• _DESCRIPTION OF THE TASK_
Please copy out exactly, and only, the lines between the line with "Give me the Plotly source for this chart." and the line with "PW, PH = W - L - R, H - T - B", both included. Pictures are to be omitted.

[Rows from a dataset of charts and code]

:::

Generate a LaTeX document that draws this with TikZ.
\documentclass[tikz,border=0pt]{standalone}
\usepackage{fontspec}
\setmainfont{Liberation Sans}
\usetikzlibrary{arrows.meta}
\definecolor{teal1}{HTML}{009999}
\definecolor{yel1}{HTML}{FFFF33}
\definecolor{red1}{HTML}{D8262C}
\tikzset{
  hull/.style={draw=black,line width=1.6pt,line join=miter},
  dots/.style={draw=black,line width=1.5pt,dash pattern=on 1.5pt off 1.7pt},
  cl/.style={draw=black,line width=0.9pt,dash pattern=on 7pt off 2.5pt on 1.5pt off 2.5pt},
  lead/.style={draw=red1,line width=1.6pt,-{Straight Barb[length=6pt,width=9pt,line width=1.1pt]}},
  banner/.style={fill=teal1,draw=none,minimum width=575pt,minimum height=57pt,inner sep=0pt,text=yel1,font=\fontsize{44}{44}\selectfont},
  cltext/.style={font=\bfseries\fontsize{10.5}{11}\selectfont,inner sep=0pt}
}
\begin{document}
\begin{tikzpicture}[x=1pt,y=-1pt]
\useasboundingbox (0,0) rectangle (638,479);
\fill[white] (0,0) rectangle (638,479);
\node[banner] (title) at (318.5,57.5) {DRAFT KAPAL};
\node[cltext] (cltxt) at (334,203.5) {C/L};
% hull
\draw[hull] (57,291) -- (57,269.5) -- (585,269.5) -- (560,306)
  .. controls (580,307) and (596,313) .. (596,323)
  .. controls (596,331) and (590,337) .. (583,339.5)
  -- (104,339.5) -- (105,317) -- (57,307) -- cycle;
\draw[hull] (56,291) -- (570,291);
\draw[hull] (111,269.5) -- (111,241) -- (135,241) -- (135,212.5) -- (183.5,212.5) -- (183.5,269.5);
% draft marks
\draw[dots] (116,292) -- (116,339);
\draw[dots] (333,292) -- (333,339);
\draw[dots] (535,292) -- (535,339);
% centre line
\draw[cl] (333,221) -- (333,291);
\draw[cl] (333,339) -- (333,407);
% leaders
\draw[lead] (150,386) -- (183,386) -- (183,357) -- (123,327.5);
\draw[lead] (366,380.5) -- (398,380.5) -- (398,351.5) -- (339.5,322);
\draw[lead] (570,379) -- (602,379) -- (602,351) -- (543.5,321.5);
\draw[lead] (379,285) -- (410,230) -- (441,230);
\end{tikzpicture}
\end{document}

:::

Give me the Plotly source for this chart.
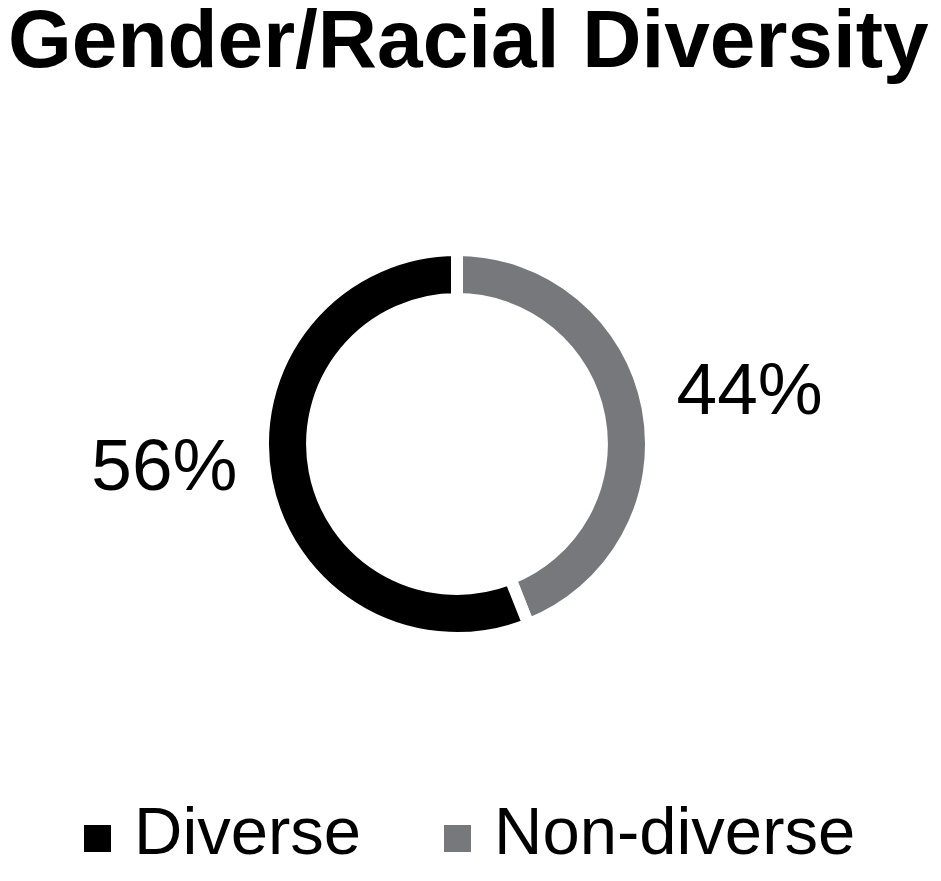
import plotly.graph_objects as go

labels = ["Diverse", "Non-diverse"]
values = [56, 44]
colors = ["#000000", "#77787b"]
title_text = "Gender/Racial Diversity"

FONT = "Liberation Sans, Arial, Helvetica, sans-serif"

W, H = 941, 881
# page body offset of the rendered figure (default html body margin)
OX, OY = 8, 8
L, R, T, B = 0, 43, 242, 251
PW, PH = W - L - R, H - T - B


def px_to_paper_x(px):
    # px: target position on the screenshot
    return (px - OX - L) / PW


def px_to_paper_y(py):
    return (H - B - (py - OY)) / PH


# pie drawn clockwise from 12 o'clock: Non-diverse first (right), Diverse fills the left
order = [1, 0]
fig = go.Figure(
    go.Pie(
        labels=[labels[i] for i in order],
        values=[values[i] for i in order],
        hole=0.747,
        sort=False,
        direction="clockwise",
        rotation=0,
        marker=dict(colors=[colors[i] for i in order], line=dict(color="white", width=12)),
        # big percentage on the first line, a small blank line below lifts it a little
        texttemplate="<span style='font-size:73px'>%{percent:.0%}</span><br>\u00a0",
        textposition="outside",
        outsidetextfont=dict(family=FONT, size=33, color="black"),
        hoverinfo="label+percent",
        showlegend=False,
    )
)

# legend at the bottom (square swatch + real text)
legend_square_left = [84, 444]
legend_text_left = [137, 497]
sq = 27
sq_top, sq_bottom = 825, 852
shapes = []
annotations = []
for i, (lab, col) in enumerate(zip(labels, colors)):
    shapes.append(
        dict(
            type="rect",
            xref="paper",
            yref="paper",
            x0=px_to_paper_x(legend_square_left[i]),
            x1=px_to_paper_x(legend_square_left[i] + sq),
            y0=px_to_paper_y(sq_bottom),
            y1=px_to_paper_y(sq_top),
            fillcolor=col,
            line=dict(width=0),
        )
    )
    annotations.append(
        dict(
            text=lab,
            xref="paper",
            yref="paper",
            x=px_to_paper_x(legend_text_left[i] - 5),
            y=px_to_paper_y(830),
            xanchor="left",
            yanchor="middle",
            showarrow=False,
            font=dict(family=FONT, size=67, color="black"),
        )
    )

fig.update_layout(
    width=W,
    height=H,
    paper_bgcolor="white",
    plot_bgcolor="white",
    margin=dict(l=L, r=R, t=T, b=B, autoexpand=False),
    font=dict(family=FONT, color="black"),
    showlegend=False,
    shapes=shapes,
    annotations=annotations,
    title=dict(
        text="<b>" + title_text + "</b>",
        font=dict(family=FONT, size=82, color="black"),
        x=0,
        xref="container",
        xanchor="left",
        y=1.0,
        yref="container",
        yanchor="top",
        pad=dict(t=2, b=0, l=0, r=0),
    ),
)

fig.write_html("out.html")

:::

• _SOLUTION TO THIS TASK_
Give me the Plotly source for this chart.
import plotly.graph_objects as go

labels = ["Diverse", "Non-diverse"]
values = [56, 44]
colors = ["#000000", "#77787b"]
title_text = "Gender/Racial Diversity"

FONT = "Liberation Sans, Arial, Helvetica, sans-serif"

W, H = 941, 881
# page body offset of the rendered figure (default html body margin)
OX, OY = 8, 8
L, R, T, B = 0, 43, 242, 251
PW, PH = W - L - R, H - T - B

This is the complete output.